01 Bivariate data
So far, we have looked at one set of data and worked on that. We found the central values of the dataset, its variability and we also compared two datasets where we could. But the common thing is that we have one dataset in one graph, like the weights of 30 dogs, or the number of words of different lengths.
But in real life, it is pretty common for us to have multiple datasets describing different variables for the same dogs, or the same people. Many statistical questions also deal with potential relationships between two quantitative variables. This is called bi- variate data, which is data collected on two variables from each individual in a group.
For example, we can have weights of 30 dogs as well as their heights. We have the exam scores for all students in the class as well as the amount of time they studied for the exams.
Let’s look at the table of dog height and weight for a few dogs.
At first glance, can we see any kind of pattern in the two columns given?
Seems pretty random right?
How about the table given below?
Here we see that both values increase as we go down the table. This is simply the same table ordered from before. So we can say that as the height of a dog increases, its weight also seems to increase. Seems pretty obvious right? But in some cases, two quantities might not be increasing together, they could have a completely different pattern than what is expected. This is where the idea of looking for patterns between two (or more) quantities comes into play. We will see more examples later.

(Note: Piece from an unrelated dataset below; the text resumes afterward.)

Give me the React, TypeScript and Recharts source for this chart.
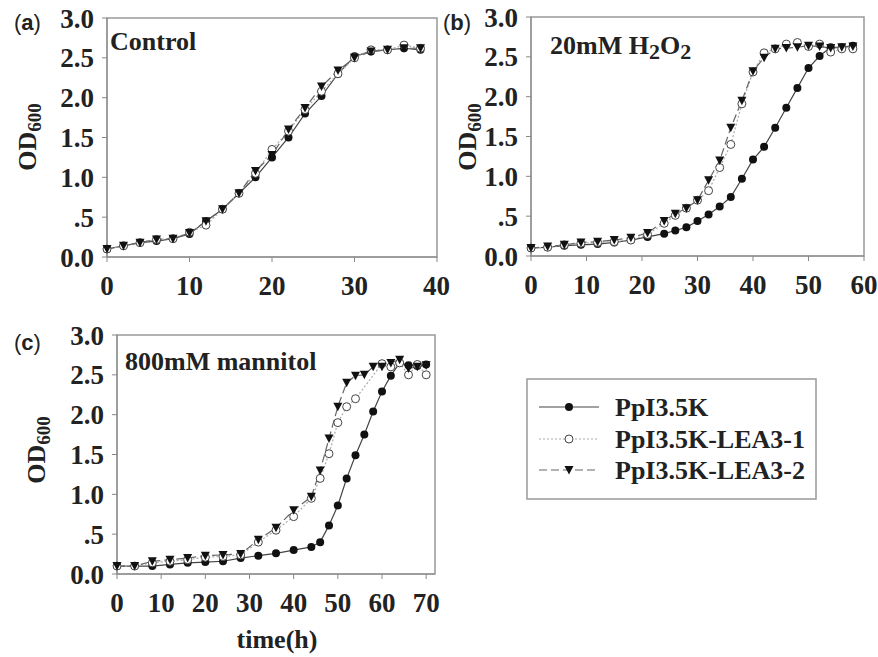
import { LineChart, Line, XAxis, YAxis, ReferenceArea } from 'recharts'

// (a) Control
const aTime = [0, 2, 4, 6, 8, 10, 12, 14, 16, 18, 20, 22, 24, 26, 28, 30, 32, 34, 36, 38]
const aPp = [0.10, 0.14, 0.18, 0.20, 0.23, 0.29, 0.45, 0.60, 0.80, 1.00, 1.25, 1.50, 1.80, 2.02, 2.30, 2.52, 2.58, 2.60, 2.62, 2.60]
const aL1 = [0.10, 0.14, 0.18, 0.22, 0.23, 0.31, 0.40, 0.60, 0.80, 1.05, 1.35, 1.58, 1.85, 2.08, 2.30, 2.50, 2.60, 2.60, 2.66, 2.62]
const aL2 = [0.10, 0.14, 0.18, 0.22, 0.23, 0.30, 0.45, 0.60, 0.80, 1.08, 1.28, 1.60, 1.87, 2.14, 2.34, 2.50, 2.58, 2.60, 2.62, 2.62]

// (b) 20mM H2O2
const bTime = [0, 3, 6, 9, 12, 15, 18, 21, 24, 26, 28, 30, 32, 34, 36, 38, 40, 42, 44, 46, 48, 50, 52, 54, 56, 58]
const bPp = [0.10, 0.11, 0.13, 0.14, 0.15, 0.17, 0.20, 0.24, 0.28, 0.32, 0.36, 0.44, 0.52, 0.62, 0.74, 0.97, 1.21, 1.37, 1.61, 1.86, 2.11, 2.36, 2.51, 2.62, 2.62, 2.64]
const bL1 = [0.10, 0.11, 0.14, 0.16, 0.17, 0.18, 0.20, 0.27, 0.41, 0.51, 0.60, 0.70, 0.82, 1.11, 1.40, 1.91, 2.31, 2.55, 2.60, 2.66, 2.68, 2.63, 2.66, 2.56, 2.60, 2.60]
const bL2 = [0.10, 0.12, 0.14, 0.17, 0.18, 0.20, 0.23, 0.29, 0.44, 0.53, 0.60, 0.70, 0.95, 1.20, 1.61, 1.95, 2.32, 2.49, 2.60, 2.61, 2.62, 2.64, 2.63, 2.61, 2.62, 2.63]

// (c) 800mM mannitol
const cTime = [0, 4, 8, 12, 16, 20, 24, 28, 32, 36, 40, 44, 46, 48, 50, 52, 54, 56, 58, 60, 62, 64, 66, 68, 70]
const cPp = [0.10, 0.10, 0.10, 0.12, 0.14, 0.15, 0.16, 0.20, 0.23, 0.26, 0.30, 0.34, 0.40, 0.61, 0.86, 1.20, 1.49, 1.75, 2.04, 2.29, 2.49, 2.65, 2.62, 2.61, 2.63]
const cL1Time = [0, 4, 8, 12, 16, 20, 24, 28, 32, 36, 40, 44, 46, 48, 50, 52, 54, 60, 62, 64, 66, 68, 70]
const cL1 = [0.10, 0.10, 0.14, 0.16, 0.18, 0.21, 0.22, 0.24, 0.40, 0.55, 0.72, 0.95, 1.20, 1.51, 1.90, 2.10, 2.20, 2.64, 2.60, 2.65, 2.50, 2.63, 2.50]
const cL2 = [0.10, 0.10, 0.16, 0.18, 0.20, 0.23, 0.24, 0.25, 0.43, 0.58, 0.80, 0.97, 1.30, 1.70, 2.10, 2.40, 2.49, 2.50, 2.60, 2.60, 2.65, 2.69, 2.58, 2.60, 2.62]

const yTicks = [0, 0.5, 1, 1.5, 2, 2.5, 3]
const seriesNames = ['PpI3.5K', 'PpI3.5K-LEA3-1', 'PpI3.5K-LEA3-2']

const serif = 'Liberation Serif, Times New Roman, DejaVu Serif, serif'
const sans = 'Liberation Sans, Arial, sans-serif'

const toPts = (t: number[], v: number[]) => t.map((x, i) => ({ t: x, v: v[i] }))

const filledDot = (p: any) => <circle key={p.key ?? p.index} cx={p.cx} cy={p.cy} r={4} fill="#111" />
const openDot = (p: any) => <circle key={p.key ?? p.index} cx={p.cx} cy={p.cy} r={4} fill="#fff" stroke="#444" strokeWidth={1} />
const triDot = (p: any) => (
  <path key={p.key ?? p.index} d={`M${p.cx - 4.5},${p.cy - 4} L${p.cx + 4.5},${p.cy - 4} L${p.cx},${p.cy + 4.5} Z`} fill="#111" />
)

const lineStyles = [
  { stroke: '#444', dash: undefined, dot: filledDot },
  { stroke: '#aaa', dash: '2 2', dot: openDot },
  { stroke: '#666', dash: '8 4', dot: triDot },
]

const tickStyle = { fontSize: 27, fontWeight: 'bold', fill: '#222', style: { fontFamily: serif } }
const fmtY = (v: number) => (v === 0.5 ? '.5' : v.toFixed(1))

interface PanelProps {
  left: number
  top: number
  width: number
  height: number
  marginTop: number
  marginRight: number
  yWidth: number
  xMax: number
  xTicks: number[]
  data: { t: number; v: number }[][]
}

function Panel({ left, top, width, height, marginTop, marginRight, yWidth, xMax, xTicks, data }: PanelProps) {
  return (
    <div style={{ position: 'absolute', left, top }}>
      <LineChart width={width} height={height} margin={{ top: marginTop, right: marginRight, bottom: 0, left: 0 }}>
        <XAxis
          dataKey="t"
          type="number"
          domain={[0, xMax]}
          ticks={xTicks}
          allowDuplicatedCategory={false}
          height={height - marginTop - 239}
          tick={tickStyle}
          tickSize={5}
          tickMargin={14}
          stroke="#888"
        />
        <YAxis
          type="number"
          domain={[0, 3]}
          ticks={yTicks}
          width={yWidth}
          tick={tickStyle}
          tickFormatter={fmtY}
          tickSize={5}
          tickMargin={8}
          stroke="#888"
        />
        <ReferenceArea x1={0} x2={xMax} y1={0} y2={3} fill="none" stroke="#999" strokeWidth={1.5} />
        {data.map((d, i) => (
          <Line
            key={seriesNames[i]}
            data={d}
            dataKey="v"
            name={seriesNames[i]}
            stroke={lineStyles[i].stroke}
            strokeWidth={1.2}
            strokeDasharray={lineStyles[i].dash}
            dot={lineStyles[i].dot}
            activeDot={false}
            isAnimationActive={false}
          />
        ))}
      </LineChart>
    </div>
  )
}

function ODLabel({ x, y }: { x: number; y: number }) {
  return (
    <text transform={`rotate(-90 ${x} ${y})`} x={x} y={y} textAnchor="middle" style={{ fontFamily: serif }} fontWeight="bold" fontSize={26} fill="#222">
      OD<tspan fontSize={19} dy={5}>600</tspan>
    </text>
  )
}

export default function App() {
  return (
    <div style={{ position: 'absolute', left: 0, top: 0, width: 878, height: 657, background: '#fff', fontFamily: serif }}>
      <Panel left={0} top={0} width={450} height={300} marginTop={18} marginRight={13} yWidth={107} xMax={40}
        xTicks={[0, 10, 20, 30, 40]} data={[toPts(aTime, aPp), toPts(aTime, aL1), toPts(aTime, aL2)]} />
      <Panel left={440} top={0} width={438} height={300} marginTop={17} marginRight={14} yWidth={91} xMax={60}
        xTicks={[0, 10, 20, 30, 40, 50, 60]} data={[toPts(bTime, bPp), toPts(bTime, bL1), toPts(bTime, bL2)]} />
      <Panel left={0} top={300} width={450} height={357} marginTop={35} marginRight={15} yWidth={117} xMax={72}
        xTicks={[0, 10, 20, 30, 40, 50, 60, 70]} data={[toPts(cTime, cPp), toPts(cL1Time, cL1), toPts(cTime, cL2)]} />

      <svg width={878} height={657} style={{ position: 'absolute', left: 0, top: 0, pointerEvents: 'none' }}>
        <g style={{ fontFamily: sans }} fontSize={22} fill="#222">
          <text x={14} y={30}>(<tspan fontWeight="bold">a</tspan>)</text>
          <text x={443} y={30}>(<tspan fontWeight="bold">b</tspan>)</text>
          <text x={14} y={350}>(<tspan fontWeight="bold">c</tspan>)</text>
        </g>
        <g style={{ fontFamily: serif }} fontWeight="bold" fontSize={26} fill="#222">
          <text x={110} y={50}>Control</text>
          <text x={550} y={54}>20mM H<tspan dy={5} fontSize={22}>2</tspan><tspan dy={-5}>O</tspan><tspan dy={5} fontSize={22}>2</tspan></text>
          <text x={125} y={370}>800mM mannitol</text>
          <text x={277} y={648} textAnchor="middle">time(h)</text>
        </g>
        <ODLabel x={36} y={137} />
        <ODLabel x={476} y={137} />
        <ODLabel x={45} y={450} />

        <rect x={527} y={379} width={289} height={120} fill="#fff" stroke="#999" strokeWidth={1.5} />
        {seriesNames.map((name, i) => {
          const y = [407, 439, 470][i]
          return (
            <g key={name}>
              <line x1={539} x2={599} y1={y} y2={y} stroke={lineStyles[i].stroke} strokeWidth={1.2} strokeDasharray={lineStyles[i].dash} />
              {lineStyles[i].dot({ cx: 569, cy: y, key: name })}
              <text x={615} y={y + 9} style={{ fontFamily: serif }} fontWeight="bold" fontSize={26} fill="#222">{name}</text>
            </g>
          )
        })}
      </svg>
    </div>
  )
}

Here, we said that an increase in height increased the weight. Can we also say that an increase in weight increases the height as well? Not always right? A dog might be gaining weight with too much food but does not increase in height. So, in cases like these, one is usually the response variable, like the weight in thai case and one is the explanatory variable, height in this case. Basically, changes in one effect changes in the other - one explains the response we get!
In some cases, these are also called independent and dependent variables. Explanatory is independent since it is not affected, rather it affects the response variable, which is why it’s called the dependent variable.
Keep in mind that in some cases, it could be difficult to sometimes know which is the explanatory variable and which is the response variable. For example, we have two variables - hearing loss and the volume of music. Does the high volume used depend on hearing loss? People with hearing loss would listen to music at a higher volume. Here, hearing loss is independent and high volume depends on it. Or, does hearing loss depend on the high volume? Did they get hearing loss due to high volumes? Here, high volume is independent and hearing loss depends on it. Well, it depends on what we are studying. What exactly do we want to know? Once we have the context, we can usually determine which is the independent and dependent variable.
Let’s go back to our table with dog weights and heights. We could easily arrange the data we had and observe the underlying pattern within it. But, what if there was a lot more data?
Unlike before, there is a lot more data here. Arranging them, whether in ascending or descending order will be a hassle.
So, is there a visual way we can do it? Graphs were very helpful in our previous cases, so let’s try it out again. We have two datasets, one for height and one for weight, so let’s make two graphs for them.
Let’s make two dot plots and see what they look like.
Each of the dot plots shows us the distribution of each variable - height and weight of dogs. We could have also used a histogram. But the problem is, how do two different plots help us show any relationship between the two variables we have (height and weight of dogs)? The answer is, very little. We can barely see any relationship between or association between the two variables when we make two separate plots.
The obvious solution to this is to make just one plot. We need to shift the idea of just using one axis for one variable, that we have done so far, to using two axes to represent the two variables we now have.
It’s easy enough to do, you’ve probably already done it many times in coordinate geometry and algebra already.
It is kind of like a universal rule to mark the independent variable in the x axis and the dependent variable in the y axis. We get the following graph by plotting height on the x axis and weight on the y axis.
This plot, which is called a scatter plot, clearly shows us the pattern visually. The point of having both variables on the same plot is that it clearly shows us the association or relationship between the two. We can see that as the height increases, weight also increases. We could have arranged the data in the table to see if increasing one increases the other as well, but such visual ways are pretty great ways to see the pattern as well. We also do not need to go through all data and painfully rearrange them.